### Source material

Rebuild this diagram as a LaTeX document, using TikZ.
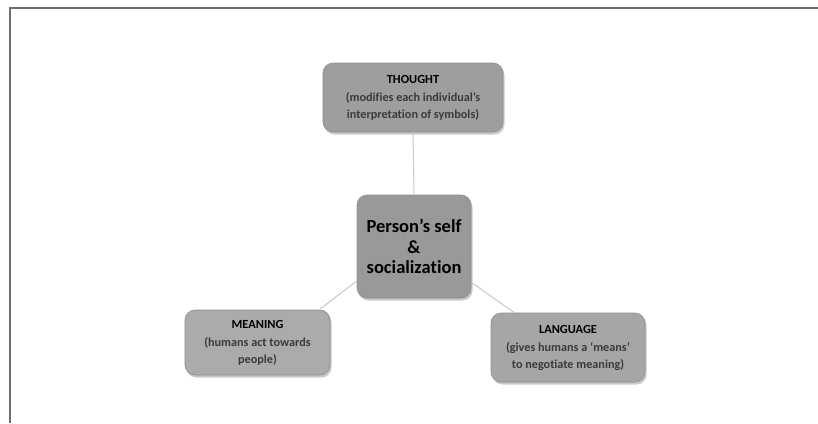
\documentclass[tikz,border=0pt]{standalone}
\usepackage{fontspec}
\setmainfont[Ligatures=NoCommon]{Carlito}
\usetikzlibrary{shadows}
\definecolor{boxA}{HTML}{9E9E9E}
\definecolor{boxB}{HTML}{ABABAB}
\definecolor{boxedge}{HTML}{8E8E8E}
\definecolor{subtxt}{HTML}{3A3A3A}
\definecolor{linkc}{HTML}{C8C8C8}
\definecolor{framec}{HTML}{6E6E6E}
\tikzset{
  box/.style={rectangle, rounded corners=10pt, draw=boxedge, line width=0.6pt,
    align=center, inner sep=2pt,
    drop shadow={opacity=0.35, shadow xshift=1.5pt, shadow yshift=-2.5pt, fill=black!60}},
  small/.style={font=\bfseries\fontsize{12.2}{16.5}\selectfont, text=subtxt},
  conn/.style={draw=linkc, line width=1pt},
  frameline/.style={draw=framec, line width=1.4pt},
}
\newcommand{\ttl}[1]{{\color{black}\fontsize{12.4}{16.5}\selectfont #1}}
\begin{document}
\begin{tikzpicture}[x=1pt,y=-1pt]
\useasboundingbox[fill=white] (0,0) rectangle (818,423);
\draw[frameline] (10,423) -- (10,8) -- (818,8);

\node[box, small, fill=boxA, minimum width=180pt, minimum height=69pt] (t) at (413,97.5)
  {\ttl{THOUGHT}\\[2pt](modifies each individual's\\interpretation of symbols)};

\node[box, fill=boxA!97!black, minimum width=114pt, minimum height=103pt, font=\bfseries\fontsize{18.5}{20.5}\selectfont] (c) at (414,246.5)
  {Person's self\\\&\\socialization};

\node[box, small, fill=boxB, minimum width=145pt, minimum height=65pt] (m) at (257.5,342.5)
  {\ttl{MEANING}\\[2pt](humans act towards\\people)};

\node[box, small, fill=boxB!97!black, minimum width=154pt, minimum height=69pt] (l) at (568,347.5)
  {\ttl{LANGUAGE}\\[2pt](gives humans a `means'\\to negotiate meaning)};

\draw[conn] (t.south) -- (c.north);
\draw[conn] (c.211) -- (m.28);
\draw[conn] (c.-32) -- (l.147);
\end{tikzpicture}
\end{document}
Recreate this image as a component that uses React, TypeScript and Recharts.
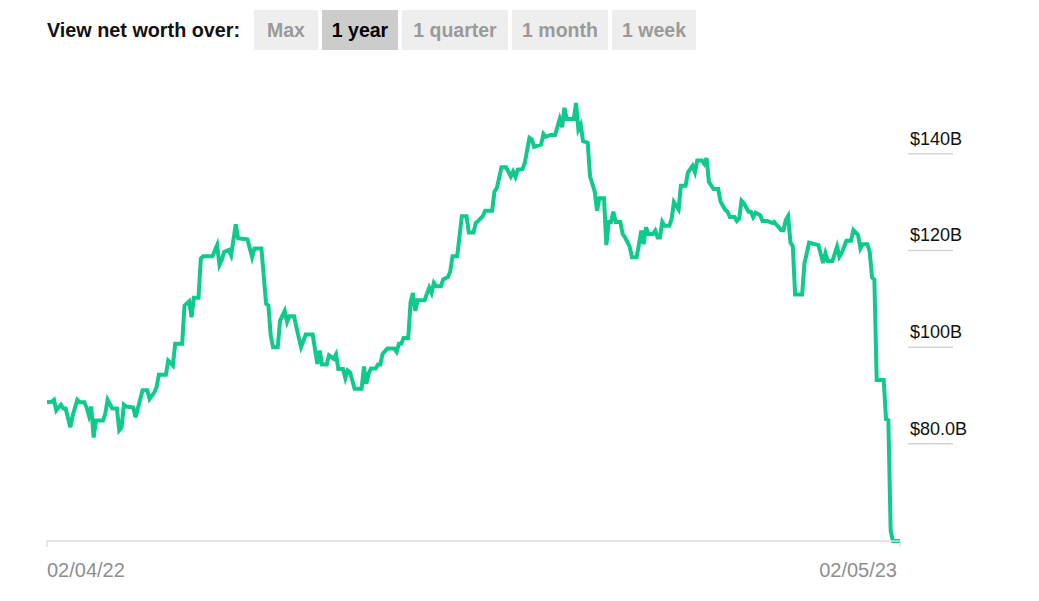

######

What you should do
Keep the pictures out of your copy, and repeat every entry above exactly.

Result for this exercise
Rebuild this diagram as a LaTeX document, using TikZ.
\documentclass[tikz,border=0pt]{standalone}
\usepackage{fontspec}
\setmainfont[Ligatures=NoCommon]{Carlito}
\usetikzlibrary{shadows}
\definecolor{boxA}{HTML}{9E9E9E}
\definecolor{boxB}{HTML}{ABABAB}
\definecolor{boxedge}{HTML}{8E8E8E}
\definecolor{subtxt}{HTML}{3A3A3A}
\definecolor{linkc}{HTML}{C8C8C8}
\definecolor{framec}{HTML}{6E6E6E}
\tikzset{
  box/.style={rectangle, rounded corners=10pt, draw=boxedge, line width=0.6pt,
    align=center, inner sep=2pt,
    drop shadow={opacity=0.35, shadow xshift=1.5pt, shadow yshift=-2.5pt, fill=black!60}},
  small/.style={font=\bfseries\fontsize{12.2}{16.5}\selectfont, text=subtxt},
  conn/.style={draw=linkc, line width=1pt},
  frameline/.style={draw=framec, line width=1.4pt},
}
\newcommand{\ttl}[1]{{\color{black}\fontsize{12.4}{16.5}\selectfont #1}}
\begin{document}
\begin{tikzpicture}[x=1pt,y=-1pt]
\useasboundingbox[fill=white] (0,0) rectangle (818,423);
\draw[frameline] (10,423) -- (10,8) -- (818,8);

\node[box, small, fill=boxA, minimum width=180pt, minimum height=69pt] (t) at (413,97.5)
  {\ttl{THOUGHT}\\[2pt](modifies each individual's\\interpretation of symbols)};

\node[box, fill=boxA!97!black, minimum width=114pt, minimum height=103pt, font=\bfseries\fontsize{18.5}{20.5}\selectfont] (c) at (414,246.5)
  {Person's self\\\&\\socialization};

\node[box, small, fill=boxB, minimum width=145pt, minimum height=65pt] (m) at (257.5,342.5)
  {\ttl{MEANING}\\[2pt](humans act towards\\people)};

\node[box, small, fill=boxB!97!black, minimum width=154pt, minimum height=69pt] (l) at (568,347.5)
  {\ttl{LANGUAGE}\\[2pt](gives humans a `means'\\to negotiate meaning)};

\draw[conn] (t.south) -- (c.north);
\draw[conn] (c.211) -- (m.28);
\draw[conn] (c.-32) -- (l.147);
\end{tikzpicture}
\end{document}
Recreate this image as a component that uses React, TypeScript and Recharts.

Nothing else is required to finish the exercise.